### What this task involves
Below are some entries. Transcribe the lines from the one holding "Reproduce this chart with Plotly." to the one holding "import plotly.graph_objects as go", inclusive, but not the pictures among them.

:::

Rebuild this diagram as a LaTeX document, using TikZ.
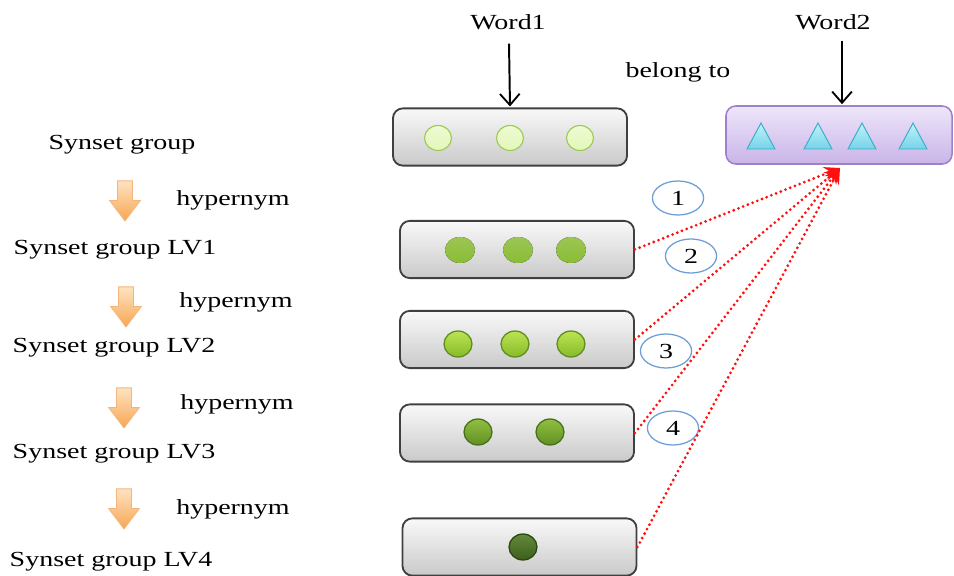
\documentclass[tikz,border=0pt]{standalone}
\usepackage{fontspec}
\setmainfont{Liberation Serif}
\usepackage{graphicx}
\usetikzlibrary{calc,shapes.geometric,shapes.arrows,arrows.meta}

\definecolor{boxline}{HTML}{404040}
\definecolor{purpline}{HTML}{9C82C8}
\definecolor{purptop}{HTML}{EEE6FA}
\definecolor{purpbot}{HTML}{C9B4E8}
\definecolor{tritop}{HTML}{C2F1FA}
\definecolor{tribot}{HTML}{74D3E8}
\definecolor{triline}{HTML}{3AAFC8}
\definecolor{lightdot}{HTML}{E2F7B8}
\definecolor{lightline}{HTML}{9CCB55}
\definecolor{lvone}{HTML}{8ABC36}
\definecolor{lvtwotop}{HTML}{BCE452}
\definecolor{lvtwobot}{HTML}{88BA2A}
\definecolor{lvtwoline}{HTML}{5E8C1E}
\definecolor{lvthreetop}{HTML}{90BF40}
\definecolor{lvthreebot}{HTML}{628F24}
\definecolor{lvthreeline}{HTML}{46701A}
\definecolor{lvfourtop}{HTML}{62893A}
\definecolor{lvfourbot}{HTML}{3E5F1C}
\definecolor{lvfourline}{HTML}{2A4512}
\definecolor{numline}{HTML}{6E9ED8}
\definecolor{hyptop}{HTML}{FDE3C0}
\definecolor{hypbot}{HTML}{F8A653}
\definecolor{hypline}{HTML}{F5B57A}
\definecolor{linkred}{HTML}{FF1010}

\newcommand{\stretchtxt}[1]{\scalebox{1.3}[1]{#1}}

\tikzset{
    txt/.style={font=\fontsize{15.3}{18}\selectfont, inner sep=0pt, anchor=base},
    grpbox/.style={draw=boxline, line width=1.3pt, rounded corners=7pt,
        top color=gray!5, bottom color=gray!42, minimum width=5.85cm, minimum height=1.43cm},
    wordbox/.style={draw=purpline, line width=1.1pt, rounded corners=7pt,
        top color=purptop, bottom color=purpbot, minimum width=5.65cm, minimum height=1.45cm},
    numoval/.style={ellipse, draw=numline, line width=0.9pt, fill=white, inner sep=0pt,
        minimum width=1.28cm, minimum height=0.85cm, font=\fontsize{15.3}{18}\selectfont},
    hyparrow/.style={single arrow, shape border rotate=270, draw=hypline, line width=0.6pt,
        top color=hyptop, bottom color=hypbot, inner sep=0.175cm,
        single arrow head extend=0.2cm, single arrow tip angle=74, minimum height=1cm},
    redlink/.style={linkred, line width=2.2pt, line cap=round, dash pattern=on 0pt off 3.6pt,
        -{Stealth[length=11pt, width=10pt]}},
    wordarrow/.style={-{Straight Barb[length=8pt, width=14pt, line width=1.3pt]}, line width=1.4pt},
    shinydot/.style={line width=0.9pt, draw=#1line, top color=#1top, bottom color=#1bot}
}

\begin{document}
\begin{tikzpicture}[x=0.025cm, y=-0.025cm]
    \useasboundingbox (0,0) rectangle (954,576);

    % left column
    \node[txt] (sg0) at (122,150) {\stretchtxt{Synset group}};
    \node[txt] (sg1) at (115,255) {\stretchtxt{Synset group LV1}};
    \node[txt] (sg2) at (114,353) {\stretchtxt{Synset group LV2}};
    \node[txt] (sg3) at (114,459) {\stretchtxt{Synset group LV3}};
    \node[txt] (sg4) at (111,566) {\stretchtxt{Synset group LV4}};

    \node[hyparrow] (h1) at (125,196) {};
    \node[hyparrow] (h2) at (126,302) {};
    \node[hyparrow] (h3) at (124,403) {};
    \node[hyparrow] (h4) at (124,504) {};
    \node[txt] (hyp1) at (233,206) {\stretchtxt{hypernym}};
    \node[txt] (hyp2) at (236,308) {\stretchtxt{hypernym}};
    \node[txt] (hyp3) at (237,410) {\stretchtxt{hypernym}};
    \node[txt] (hyp4) at (233,515) {\stretchtxt{hypernym}};

    % words
    \node[txt] (word1) at (508,30) {\stretchtxt{Word1}};
    \node[txt] (word2) at (833,30) {\stretchtxt{Word2}};
    \node[txt] (belong) at (678,78) {\stretchtxt{belong to}};

    \node[grpbox] (w1box) at (510,137) {};
    \node[wordbox] (w2box) at (839,135) {};
    \node[grpbox] (lv1) at (517,249.5) {};
    \node[grpbox] (lv2) at (517,339.5) {};
    \node[grpbox] (lv3) at (517,433) {};
    \node[grpbox] (lv4) at (519.5,547) {};

    \draw[wordarrow] ($(word1.south)+(1,13)$) -- ($(w1box.north)+(0,-1)$);
    \draw[wordarrow] ($(word2.south)+(9,10)$) -- ($(word2.south |- w2box.north)+(9,-1)$);

    % dots and triangles
    \foreach \x in {438,510,580}
        \draw[draw=lightline, line width=0.8pt, top color=lightdot!60!white, bottom color=lightdot]
            (\x,138) ellipse [x radius=13.5, y radius=12.5];
    \foreach \x in {761,818,862,913}
        \draw[draw=triline, line width=0.7pt, top color=tritop, bottom color=tribot]
            (\x-14,149) -- (\x,123) -- (\x+14,149) -- cycle;
    \foreach \x in {460,518,571}
        \fill[top color=lvone!85!white, bottom color=lvone] (\x,250) ellipse [x radius=15, y radius=13];
    \foreach \x in {458,515,571}
        \draw[shinydot=lvtwo] (\x,344) ellipse [x radius=14, y radius=13];
    \foreach \x in {478,550}
        \draw[shinydot=lvthree] (\x,432) ellipse [x radius=14, y radius=13];
    \draw[shinydot=lvfour] (523,547) ellipse [x radius=14, y radius=13];

    % numbered links
    \node[numoval] (n1) at (678,198) {\stretchtxt{1}};
    \node[numoval] (n2) at (691,256) {\stretchtxt{2}};
    \node[numoval] (n3) at (666,351) {\stretchtxt{3}};
    \node[numoval] (n4) at (673,428) {\stretchtxt{4}};

    \coordinate (tip) at (840,168);
    \foreach \g in {lv1,lv2,lv3,lv4}
        \draw[redlink] (\g.east) -- (tip);
\end{tikzpicture}
\end{document}
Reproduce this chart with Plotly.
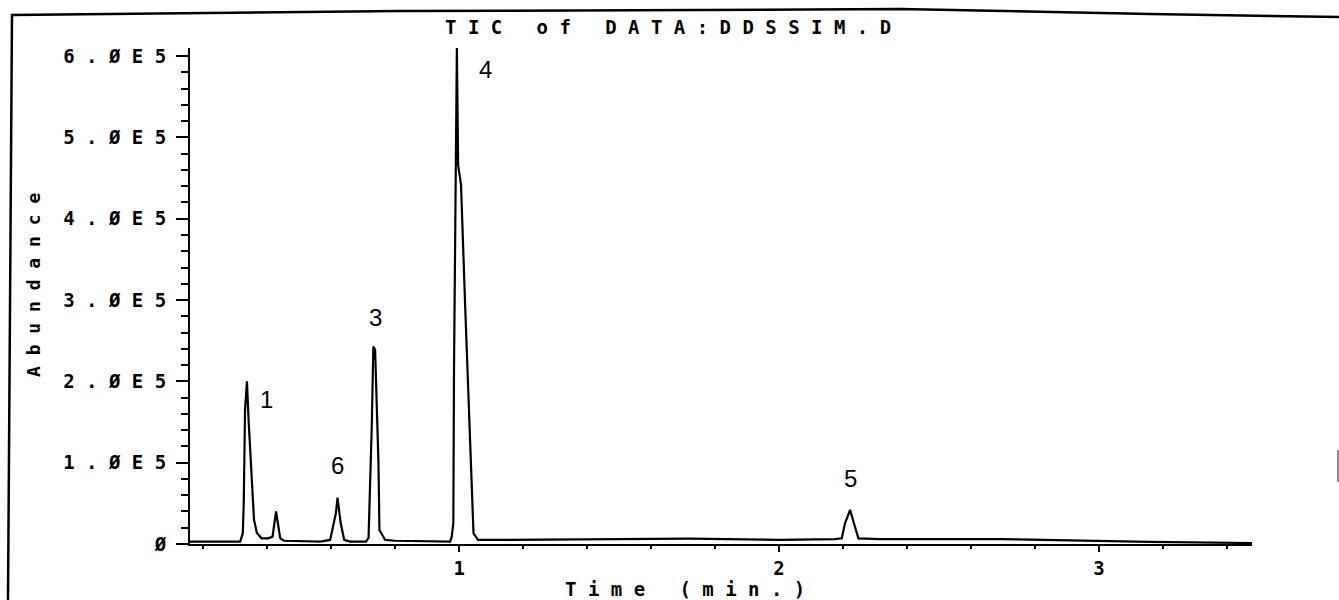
import plotly.graph_objects as go

# Total ion chromatogram trace: retention time (min) and abundance
time_min = [
    0.159, 0.316,
    0.324, 0.327, 0.331, 0.337, 0.342, 0.352, 0.359, 0.368, 0.383, 0.403,
    0.417, 0.428, 0.441, 0.453,
    0.566, 0.597, 0.607, 0.615, 0.620, 0.630, 0.641, 0.659,
    0.709, 0.717, 0.727, 0.732, 0.7375, 0.743, 0.748, 0.751, 0.769, 0.800,
    0.972, 0.977, 0.982, 0.984, 0.990, 0.993, 0.997, 1.006, 1.019, 1.034,
    1.045, 1.059, 1.097,
    1.722, 2.003, 2.175,
    2.196, 2.206, 2.222, 2.234, 2.248,
    2.316, 2.691, 3.159, 3.478,
]
abundance = [
    3000, 3000,
    13500, 50400, 165000, 200000, 153000, 83000, 30000, 13500, 7000, 7000,
    9000, 40000, 7000, 4000,
    3000, 5000, 25500, 38000, 57000, 25500, 5000, 3000,
    3000, 7400, 144000, 243000, 239000, 173000, 99300, 17200, 5000, 4000,
    3000, 9000, 25800, 210000, 456000, 610000, 466000, 442000, 292000, 128000,
    13200, 5000, 5000,
    6500, 5000, 6000,
    7000, 25500, 42000, 25500, 7000,
    6000, 6000, 2500, 1200,
]

# Peak numbers written beside the peaks
peak_ids = ["1", "3", "4", "5", "6"]
peak_label_time = [0.399, 0.7375, 1.081, 2.222, 0.619]
peak_label_abundance = [178000, 279000, 583000, 80000, 96000]

# Axis ticks
y_tick_vals = [0, 100000, 200000, 300000, 400000, 500000, 600000]
y_tick_labels = ["Ø", "1.ØE5", "2.ØE5", "3.ØE5", "4.ØE5", "5.ØE5", "6.ØE5"]
x_tick_vals = [1, 2, 3]
x_tick_labels = ["1", "2", "3"]

title_text = "TIC of DATA:DDSSIM.D"
x_title = "Time (min.)"
y_title = "Abundance"

# Page geometry (pixels)
W, H = 1339, 600
L, R, T, B = 190, 87, 48, 56
PW, PH = W - L - R, H - T - B

NB = "\u00a0"
PLOT_FONT = "DejaVu Sans Mono"
PEAK_FONT = "Liberation Sans"


def spaced(s):
    """Plotter-style lettering: one blank cell between characters."""
    return NB.join(s.replace(" ", NB))


def bold(s):
    return f"<b>{s}</b>"


def px(x):
    return (x - L) / PW


def py(y):
    return (H - B - y) / PH


fig = go.Figure()
fig.add_trace(go.Scatter(
    x=time_min, y=abundance, mode="lines",
    line=dict(color="black", width=2.2),
    hoverinfo="skip", showlegend=False,
))

annotations = []
for pid, t, a in zip(peak_ids, peak_label_time, peak_label_abundance):
    annotations.append(dict(
        x=t, y=a, xref="x", yref="y", text=pid, showarrow=False,
        font=dict(family=PEAK_FONT, size=24, color="black"),
        xanchor="center", yanchor="middle",
    ))

annotations += [
    dict(x=px(668), y=py(27), xref="paper", yref="paper",
         text=bold(spaced(title_text)), showarrow=False,
         font=dict(family=PLOT_FONT, size=19, color="black"),
         xanchor="center", yanchor="middle"),
    dict(x=px(685), y=py(589), xref="paper", yref="paper",
         text=bold(spaced(x_title)), showarrow=False,
         font=dict(family=PLOT_FONT, size=19, color="black"),
         xanchor="center", yanchor="middle"),
    dict(x=px(33), y=py(285), xref="paper", yref="paper",
         text=bold(spaced(y_title)), showarrow=False, textangle=-90,
         font=dict(family=PLOT_FONT, size=18, color="black"),
         xanchor="center", yanchor="middle"),
]

# Page frame drawn by the plotter
frame_path = (
    f"M {px(8)},{py(600)} L {px(12)},{py(15)} L {px(400)},{py(11)} "
    f"L {px(700)},{py(10)} L {px(900)},{py(9)} L {px(1150)},{py(14)} "
    f"L {px(1339)},{py(17)}"
)
shapes = [
    dict(type="path", path=frame_path, xref="paper", yref="paper",
         line=dict(color="black", width=2.5)),
    dict(type="line", x0=px(1338), x1=px(1338), y0=py(450), y1=py(482),
         xref="paper", yref="paper", line=dict(color="#888888", width=2)),
]

fig.update_layout(
    width=W, height=H,
    margin=dict(l=L, r=R, t=T, b=B, pad=0),
    paper_bgcolor="white", plot_bgcolor="white",
    showlegend=False,
    annotations=annotations,
    shapes=shapes,
    xaxis=dict(
        range=[0.159, 3.478],
        showgrid=False, zeroline=False,
        showline=True, linecolor="black", linewidth=2,
        tickmode="array", tickvals=x_tick_vals,
        ticktext=[bold(s) for s in x_tick_labels],
        ticks="outside", ticklen=6, tickwidth=2, tickcolor="black",
        ticklabelstandoff=0,
        tickfont=dict(family=PLOT_FONT, size=19, color="black"),
        minor=dict(tickmode="linear", tick0=0, dtick=0.2, ticks="outside",
                   ticklen=3, tickwidth=2, tickcolor="black", showgrid=False),
    ),
    yaxis=dict(
        range=[0, 610000],
        showgrid=False, zeroline=False,
        showline=True, linecolor="black", linewidth=2,
        tickmode="array", tickvals=y_tick_vals,
        ticktext=[bold(spaced(s)) for s in y_tick_labels],
        ticks="outside", ticklen=12, tickwidth=2, tickcolor="black",
        ticklabelstandoff=6,
        tickfont=dict(family=PLOT_FONT, size=19, color="black"),
        minor=dict(tickmode="linear", tick0=0, dtick=20000, ticks="outside",
                   ticklen=7, tickwidth=2, tickcolor="black", showgrid=False),
    ),
)

fig.write_html("out.html")
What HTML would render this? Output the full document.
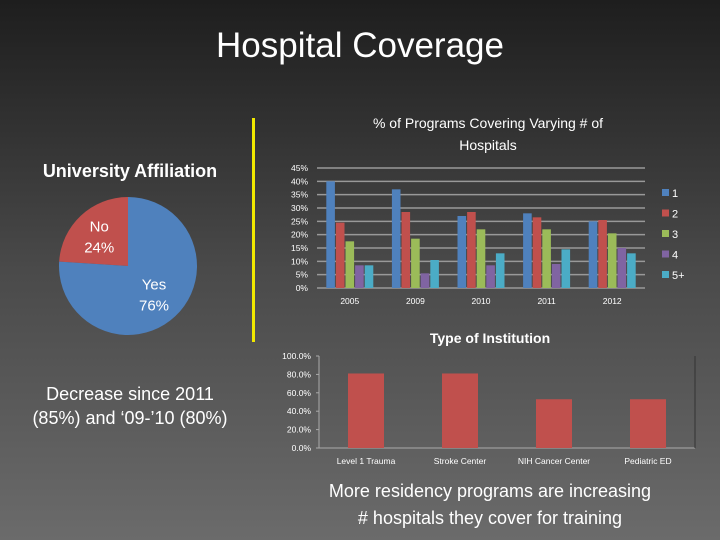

:::

### Solution to this exercise
Reproduce this chart with Plotly.
import plotly.graph_objects as go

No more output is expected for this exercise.